WASHINGTON — The American Civil Liberties Union released findings from documents today that were requested last month under the Freedom of Information Act related to the federal executions that have taken place in Terre Haute, Indiana since July. Specifically, the FOIA request sought information related to COVID-19 infections and the risks caused by these super-spreader executions, and the cost associated with carrying them out.
“The newly disclosed data from the Bureau of Prisons shows the total inadequacy of its efforts to uncover COVID-19 infections among staff and prisoners – and why the true number of infections is likely much higher than the alarming number of cases reported on its website,” said Cassandra Stubbs, director of the ACLU’s Capital Punishment Project. “Two people died at Terre Haute prison last week from COVID-19. Those deaths were part of a larger outbreak in the wake of the federal government’s decision to carry out an unprecedented number of executions there these past few months during a deadly pandemic. The government’s rush to kill has caused senseless risk for incarcerated people, prison staff, and everyone who lives in Terre Haute, Indiana.”
The data the ACLU has received so far points to three key findings. We expect to receive more data about the cost of these federal executions on October 18. The federal government plans to execute two more people — William LeCroy and Christopher Vialva — at Terre Haute this week.
1. Contract tracing has been insufficient. Due to discovery in the ACLU’s suit, Hartkemeyer v. Barr, we learned that a BOP staff member involved in the execution preparations had tested positive for COVID-19 just days before the first federal execution took place on July 14. We also learned that the staff member, contrary to BOP promises otherwise, had worked without a mask. Our FOIA request asked for all documents related to the contact tracing BOP conducted to identify staff and prisoners at risk from this reckless exposure. The BOP only identified two documents as relevant:
- A “staff positive form,” based on an interview with the infected staff member. This form shows that the infected staff member was a custody officer who had extensive contact in the immediate days before the execution with “a lot” of staff and “a lot of prisoners,” including death row prisoners. He did not wear a mask repeatedly while working.

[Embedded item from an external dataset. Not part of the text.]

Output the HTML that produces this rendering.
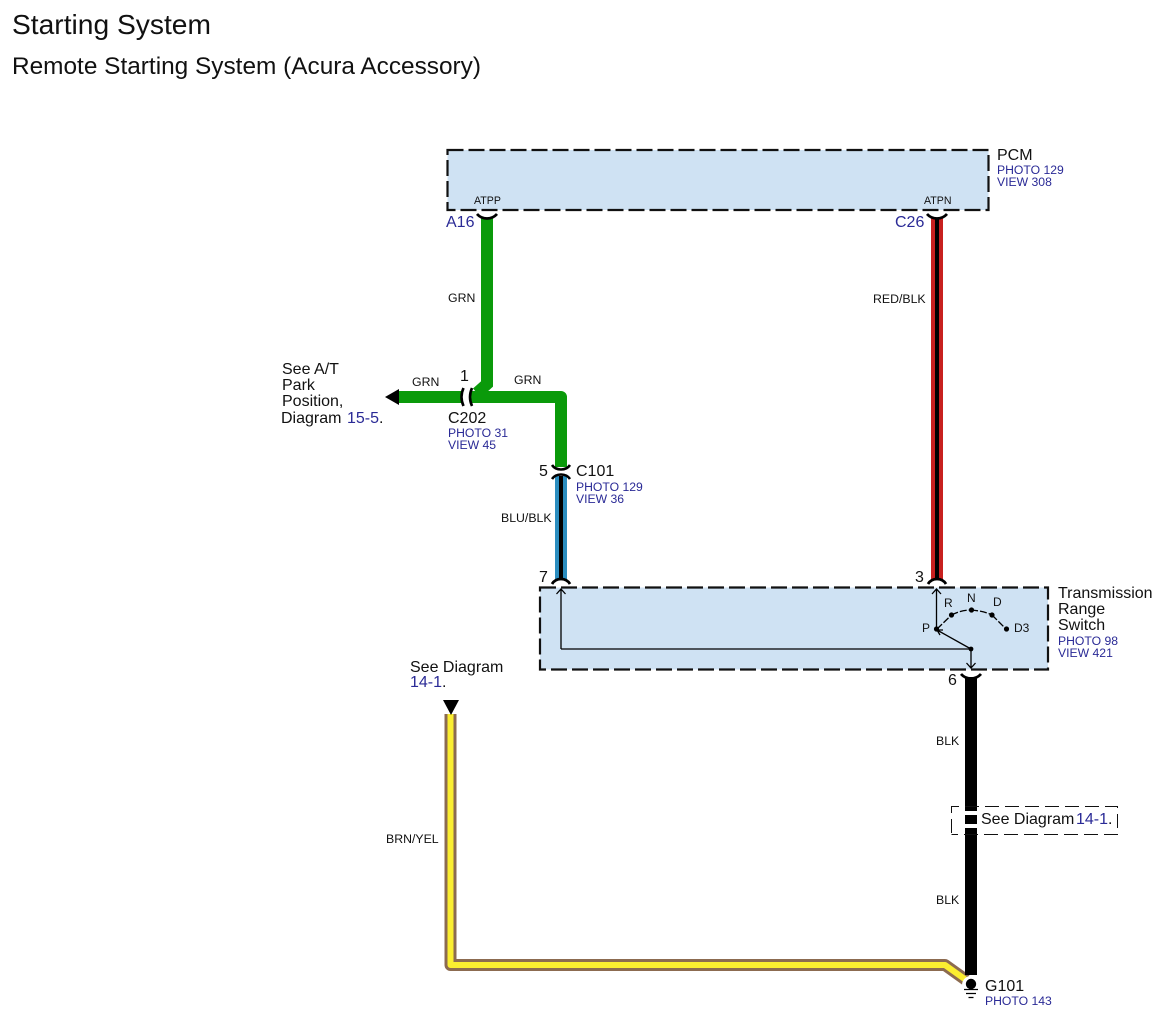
<!DOCTYPE html>
<html>
<head>
<meta charset="utf-8">
<style>
html,body{margin:0;padding:0;background:#fff;width:1166px;height:1023px;overflow:hidden}
svg{display:block}
text{font-family:"Liberation Sans",sans-serif;fill:#111}
.b{fill:#2a2a96}
.s{font-size:12.2px}
.m{font-size:16px}
.w{font-size:12.3px}
</style>
</head>
<body>
<svg width="1166" height="1023" viewBox="0 0 1166 1023" xmlns="http://www.w3.org/2000/svg">
<text x="12" y="34" font-size="28.2">Starting System</text>
<text x="12" y="74" font-size="24.4">Remote Starting System (Acura Accessory)</text>

<!-- boxes -->
<rect x="447.5" y="150" width="541" height="60" fill="#cfe2f3"/>
<rect x="447.5" y="150" width="541" height="60" fill="none" stroke="#111" stroke-width="2.2" stroke-dasharray="16 5"/>
<rect x="540" y="587.5" width="508" height="82" fill="#cfe2f3"/>
<rect x="540" y="587.5" width="508" height="82" fill="none" stroke="#111" stroke-width="2.2" stroke-dasharray="16 5"/>

<!-- green wires -->
<path d="M487 218V384L477 393" fill="none" stroke="#0a9a0a" stroke-width="12"/>
<path d="M398 397H461" fill="none" stroke="#0a9a0a" stroke-width="12"/>
<path d="M470 397H561V467" fill="none" stroke="#0a9a0a" stroke-width="12" stroke-linejoin="round"/>
<polygon points="385,397 399,389 399,405" fill="#000"/>

<!-- C202 connector -->
<path d="M463.5 388Q459.5 397 463.5 406M472 388Q468 397 472 406" fill="none" stroke="#000" stroke-width="2.6"/>

<!-- blue wire -->
<rect x="555" y="476" width="12" height="104" fill="#2b8dbf"/>
<rect x="559" y="476" width="4" height="104" fill="#000"/>
<path d="M552 465Q555 469.5 561 469.5Q567 469.5 570 465M552 479Q555 474.5 561 474.5Q567 474.5 570 479" fill="none" stroke="#000" stroke-width="2.6"/>
<path d="M552 584Q555 579 561 579Q567 579 570 584" fill="none" stroke="#000" stroke-width="2.8"/>

<!-- red wire -->
<rect x="931" y="218" width="12" height="362" fill="#c8201f"/>
<rect x="935" y="218" width="4" height="362" fill="#000"/>
<path d="M477 214Q481 218.5 487 218.5Q493 218.5 497 214" fill="none" stroke="#000" stroke-width="2.8"/>
<path d="M927 214Q931 218.5 937 218.5Q943 218.5 947 214" fill="none" stroke="#000" stroke-width="2.8"/>
<path d="M928 584Q931 579 937 579Q943 579 946 584" fill="none" stroke="#000" stroke-width="2.8"/>

<!-- brown/yellow wire -->
<path d="M450.5 714V965H945L966 980" fill="none" stroke="#8c6b50" stroke-width="12" stroke-linejoin="round"/>
<path d="M450.5 714V965H945L966 980" fill="none" stroke="#fbee30" stroke-width="6" stroke-linejoin="round"/>
<polygon points="443,700 459,700 451,715" fill="#000"/>

<!-- black wire -->
<rect x="965" y="677" width="12" height="134" fill="#000"/>
<rect x="965" y="815" width="12" height="9" fill="#000"/>
<rect x="965" y="828" width="12" height="147" fill="#000"/>
<path d="M961 674Q965 678.5 971 678.5Q977 678.5 981 674" fill="none" stroke="#000" stroke-width="2.8"/>

<!-- ground -->
<circle cx="971" cy="985" r="9" fill="#fff"/>
<circle cx="971" cy="984" r="5.2" fill="#000"/>
<path d="M964 989.5H978M966 993.5H976M968.5 997.5H973.5" stroke="#000" stroke-width="1.3"/>

<!-- internal switch -->
<g fill="none" stroke="#000" stroke-width="1.3">
<path d="M561 649H971"/>
<path d="M561 649V589M556.5 594L561 589L565.5 594"/>
<path d="M936.5 629V589M932 594L936.5 589L941 594"/>
<path d="M971 649V668M966.5 663L971 668L975.5 663"/>
<path d="M971 649L937 630M943 630L937 630L940 635"/>
<path d="M937 629L951.5 615M951.5 615Q961 610 971 610M971 610Q984 611 992 615M992 615L1006 629" stroke-dasharray="7 2"/>
</g>
<g fill="#000">
<circle cx="936.5" cy="629" r="2.6"/>
<circle cx="951.5" cy="615" r="2.6"/>
<circle cx="971.5" cy="610" r="2.6"/>
<circle cx="992" cy="615" r="2.6"/>
<circle cx="1006.5" cy="629" r="2.6"/>
<circle cx="971" cy="649" r="2.4"/>
</g>
<text x="944" y="607" font-size="12">R</text>
<text x="967" y="602" font-size="12">N</text>
<text x="993" y="606" font-size="12">D</text>
<text x="922" y="632" font-size="12">P</text>
<text x="1014" y="632" font-size="12">D3</text>

<!-- See Diagram dashed box -->
<path d="M951.5 833V806.5H1117.5V834.5H951.5" fill="none" stroke="#111" stroke-width="1" stroke-dasharray="14 6"/>
<text x="981" y="824" class="m">See Diagram</text>
<text x="1076" y="824" class="m b">14-1</text>
<text x="1108" y="824" class="m">.</text>

<!-- PCM labels -->
<text x="997" y="160" class="m">PCM</text>
<text x="997" y="174" class="s b">PHOTO 129</text>
<text x="997" y="186" class="s b">VIEW 308</text>
<text x="474" y="204" font-size="10.6">ATPP</text>
<text x="924" y="204" font-size="10.6">ATPN</text>
<text x="446" y="227" class="m b">A16</text>
<text x="895" y="227" class="m b">C26</text>

<!-- wire labels -->
<text x="448" y="302" class="w">GRN</text>
<text x="873" y="303" class="w">RED/BLK</text>
<text x="412" y="386" class="w">GRN</text>
<text x="514" y="384" class="w">GRN</text>
<text x="501" y="522" class="w">BLU/BLK</text>
<text x="936" y="745" class="w">BLK</text>
<text x="936" y="904" class="w">BLK</text>
<text x="386" y="843" class="w">BRN/YEL</text>

<!-- C202 -->
<text x="460" y="381" class="m">1</text>
<text x="448" y="423" class="m">C202</text>
<text x="448" y="437" class="s b">PHOTO 31</text>
<text x="448" y="449" class="s b">VIEW 45</text>

<!-- See A/T -->
<text x="282" y="374" class="m">See A/T</text>
<text x="282" y="390" class="m">Park</text>
<text x="282" y="406" class="m">Position,</text>
<text x="281" y="423" class="m">Diagram</text>
<text x="347" y="423" class="m b">15-5</text>
<text x="379" y="423" class="m">.</text>

<!-- C101 -->
<text x="539" y="476" class="m">5</text>
<text x="576" y="476" class="m">C101</text>
<text x="576" y="491" class="s b">PHOTO 129</text>
<text x="576" y="503" class="s b">VIEW 36</text>
<text x="539" y="582" class="m">7</text>
<text x="915" y="582" class="m">3</text>
<text x="948" y="685" class="m">6</text>

<!-- Trans switch -->
<text x="1058" y="598" class="m">Transmission</text>
<text x="1058" y="614" class="m">Range</text>
<text x="1058" y="630" class="m">Switch</text>
<text x="1058" y="645" class="s b">PHOTO 98</text>
<text x="1058" y="657" class="s b">VIEW 421</text>

<!-- See Diagram 14-1 -->
<text x="410" y="672" class="m">See Diagram</text>
<text x="410" y="687" class="m b">14-1</text>
<text x="442" y="687" class="m">.</text>

<!-- G101 -->
<text x="985" y="991" class="m">G101</text>
<text x="985" y="1005" class="s b">PHOTO 143</text>
</svg>
</body>
</html>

- The “staff testing document,” a list of the COVID-19 testing conducted by BOP of Terre Haute staff, shows that BOP conducted only limited testing of staff members exposed to the infected staff member. BOP tested just 22 staff members even though a previous declaration from BOP counsel in the lethal injection lawsuit states that a much larger number of people attended the same meetings with the infected staff member who did not wear a mask. The BOP infected staff member attended training meetings of teams described as comprising 50 members, in addition to his contact with multiple staff within the prison. BOP did not even offer testing to all staff exposed, let alone follow up on that testing.
2. Testing has been similarly inadequate. The disclosed FOIA documents also indicate that several staff who were exposed to the infected staff member declined testing. The documents show that BOP has adopted a risky “new policy” that allows infected staff to return to work after just 10 days of no symptoms, without being retested for the virus.
3. The recklessness has resulted in severe illness and death. In addition to the three deaths that the BOP has reported since these executions — two of which were last week — the new documents reveal that several prisoners at FCC Terre Haute have been hospitalized from COVID-19.
According to the BOP’s website, there were 206 people at Terre Haute Correctional Complex who have tested positive for COVID-19 on September 18. Two weeks before the first federal execution took place there, there were 11 positive cases. This is likely a serious undercount: The BOP has only administered 722 tests since March, less than a third of the 2,397 people incarcerated there.